Museum's Roman coin collection being digitised

Dr Gwynaeth McIntyre is digitising the Otago Museum's collection of Roman coins. PHOTO: GERARD O...
Dr Gwynaeth McIntyre is digitising the Otago Museum's collection of Roman coins. PHOTO: GERARD O'BRIEN
From dark designs mourning the dead, to figures celebrating military accomplishments and well-known buildings, Roman coins held by the Otago Museum all bear a message, a University of Otago expert says.

University of Otago classics lecturer Dr Gwynaeth McIntyre is working on the digitisation of the museum's collection of coins, which ties into her own research as well as benefiting the museum.

By the end of 2019, she hopes to create a website accessible to the public, featuring both the digital photographs of the coins and information about them.

The coins, which would once have been used to purchase goods in shops, provided a tangible connection to another civilisation, she said.

Sometimes the message the emperor of the time wished to convey on the coin was a "different kind of narrative'' to the one found in literary or historical sources.

Promotion of family members and celebrating military victories were also depicted on the coins.

"We get lots of gods showing up, too,'' she said.

"You basically want to show that you love the gods, or that the gods are on your side.''

Dr McIntyre's area of expertise is the short but colourful dynasty of Julio-Claudian emperors from Augustus - Julius Caesar's great-nephew, who became emperor in 27BC- to the final ruler of the family, Nero, whose reign came to a grisly end in AD 68.

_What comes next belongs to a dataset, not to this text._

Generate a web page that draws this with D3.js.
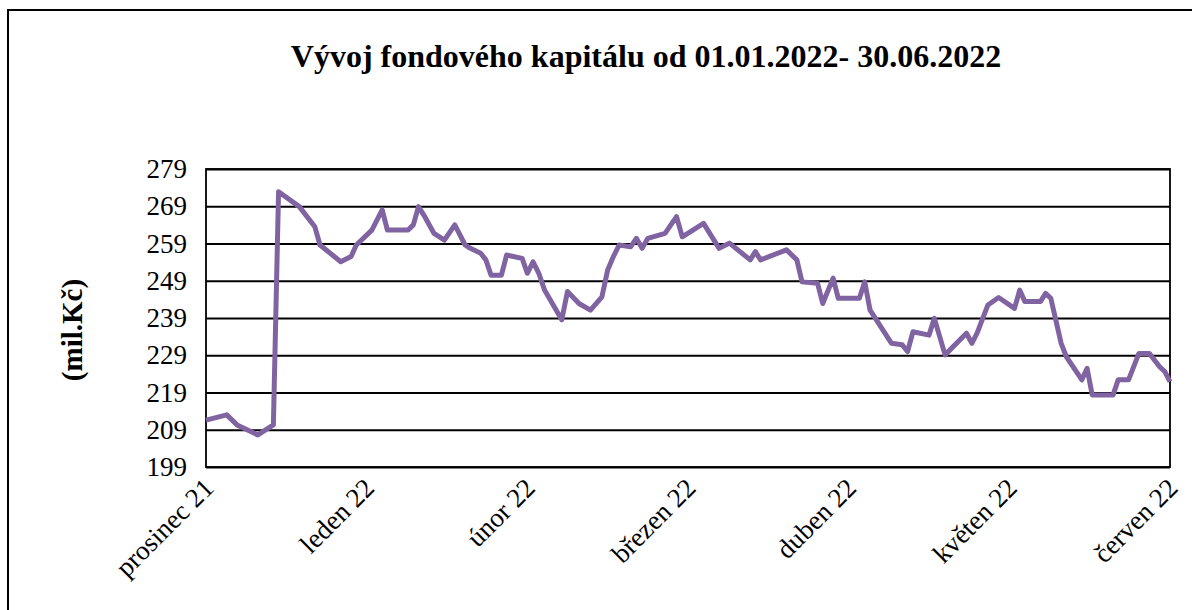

However the university's collection - second only in Australasia to the collection of Macquarie University, in Sydney - stretches beyond that time, from the third century BC to the fifth century AD, Dr McIntyre said.

There are in the region of 1200 bronze and silver coins, bearing a variety of designs.

There was only one gold coin in the whole collection, which was kept separate, Dr McIntyre said. It was rare, but she could not estimate its value.

Most of the coins also carried the number of years that ruler had been consul, and the number of years they had had reigned or held "tribunicion power''.

The exception was Emperor Nero, who did not have any numbers indicating how long he had reigned on his coins.

However, his profile appeared to become more corpulent as he aged, making it possible to guess what time in his reign the coin was minted, Dr McIntyre said.

It was not necessarily a sign Nero was actually overweight - the change in his profile could also be a deliberate way of signalling wealth.

Many of the coins came from Dunedin collector Willi Fels, but a sizable proportion were also from Archdeacon Gordon Hay Gavin from New Plymouth, and part of the work Dr McIntyre was doing was simply to understand the Archdeacon's decision to gift the coin collection to the museum, when he had no connection to the area.

It was unknown where exactly the coins were from, but at least some of the museum's collection came from a hoard found near Gibraltar, in Southern Spain - a collection of treasure soldiers would bury or otherwise hide when they went to war.

While hoards were usually associated with the military, it was not unknown for civilians living through times of upheaval to do the same thing, Dr McIntyre said.

Dr McIntyre, speaking in December, said she would spend the next few months not only cataloguing the coins, but going through the museum's records about the collection to put together a better timeline of when and how they were acquired, and how the collection came together.